Assistant Professor of English Jennifer Eidum is working on a book on how Elon has approached using residential learning communities as a tool to help students thrive.
With surveys of more than 3,000 students across four colleges and universities, Assistant Professor of English Jennifer Eidum and her research colleagues have gained insights into what factors contribute to whether students thrive in residential learning communities. The volumes of data they have collected point to how the presence of faculty within those learning communities leads to more engaging and impactful student experiences, among other findings.
“What we’ve found is that when faculty are involved in residential learning communities, students thrived more,” Eidum says. “When faculty were involved in ways beyond the classroom, such as faculty-in-residence, attending events or leading lectures for the community, the results just popped.”

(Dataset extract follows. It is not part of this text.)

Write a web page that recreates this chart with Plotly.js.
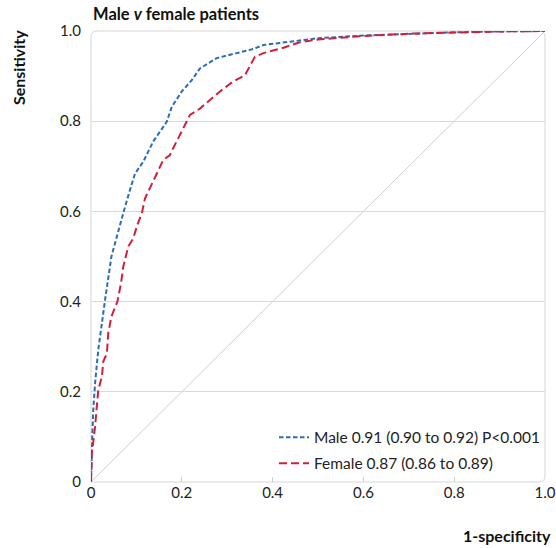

It’s a conclusion Eidum can support with her own experience, having served as a faculty-in-residence in Elon’s Global Neighborhood for the past five academic years. This fall marks her final year living on campus, having navigated life and work through a pandemic, a pregnancy and now with a new infant, all while living in the neighborhood’s faculty apartment and engaging with students on a personal level.
Her research and experience are supporting a new book due out in 2022 with a colleague from her research team — “The Faculty Factor” — as part of the Center for Engaged Learning’s Stylus Book Series on Engaged Learning and Teaching. The book includes a chapter by President Connie Ledoux Book and Vice President for Strategic Initiatives and Partnerships Jeff Stein focused on how Elon has approached using residential learning communities as a tool to help students thrive.

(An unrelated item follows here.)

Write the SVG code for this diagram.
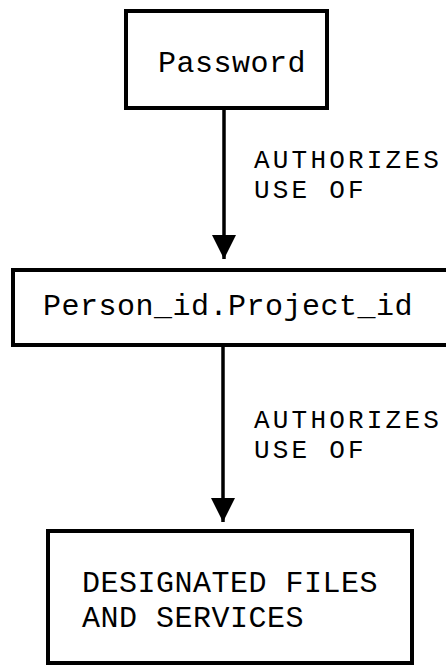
<svg xmlns="http://www.w3.org/2000/svg" width="446" height="666" viewBox="0 0 446 666">
<style>
.box{fill:#fff;stroke:#000;stroke-width:4}
.t{font-family:"Liberation Mono","Courier New",monospace;font-size:30px;letter-spacing:0.5px;fill:#000}
.l{font-family:"Liberation Mono","Courier New",monospace;font-size:26px;letter-spacing:3.2px;fill:#000}
.c{stroke:#000;stroke-width:3.5;fill:none}
</style>
<defs>
<marker id="ah" viewBox="0 0 10 10" refX="10" refY="5" markerWidth="7" markerHeight="7" markerUnits="strokeWidth" orient="auto">
<path d="M0,0 L10,5 L0,10 z" fill="#000"/>
</marker>
</defs>
<rect width="446" height="666" fill="#fff"/>
<g id="connectors">
<line class="c" x1="224" y1="108" x2="224" y2="259" marker-end="url(#ah)"/>
<line class="c" x1="223" y1="345" x2="223" y2="522" marker-end="url(#ah)"/>
<text class="l" x="254" y="168">AUTHORIZES</text>
<text class="l" x="254" y="198">USE OF</text>
<text class="l" x="254" y="428">AUTHORIZES</text>
<text class="l" x="254" y="458">USE OF</text>
</g>
<g id="password">
<rect class="box" x="126" y="11" width="201" height="97"/>
<text class="t" x="158" y="72">Password</text>
</g>
<g id="person">
<rect class="box" x="13" y="270" width="450" height="75"/>
<text class="t" x="43" y="315">Person_id.Project_id</text>
</g>
<g id="files">
<rect class="box" x="48" y="531" width="364" height="132"/>
<text class="t" x="82" y="592">DESIGNATED FILES</text>
<text class="t" x="82" y="627">AND SERVICES</text>
</g>
</svg>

Eidum and her team undertook the research as part of the center’s research seminar exploring residential learning communities as a high-impact educational practice. She began living in residence in the Global Neighborhood in 2016, having arrived at the university just a year prior but knowing she wanted to pursue that opportunity. The launch of the three-year research seminar in 2017 dovetailed with the experience she was gaining immersed with students in the residential neighborhood environment.
“Studying the theory while living it out in practice is so interesting,” Eidum says. “You try to pull out little tendrils of what you’re learning in the research and apply them for the event you’re planning that week in your neighborhood.”
As the COVID-19 pandemic impacted so many aspects of university life in 2020, including the cancellation of most in-person events, Eidum took the opportunity to advance her research while also looking at these high-impact practices from a different perspective. Toward the end of the past academic year, she finalized the details for a new “Get On My Lawn” event series, which launches this fall and focuses on outdoor activities for the community. She hopes these and other outdoor gatherings across campus make it less tempting for students to just retreat into their rooms.
“I was able to step back, work on the book and deeply reflect on what matters and how I will do things different during this next academic year,” Eidum says.
Assistant Professor of English & Faculty-in-Residence Jennifer Eidum walks by Lake Mary Nell with her child & Ellery Ewell ’23, who served as the lead student mentor in the Global Neighborhood during the 2020-21 academic year.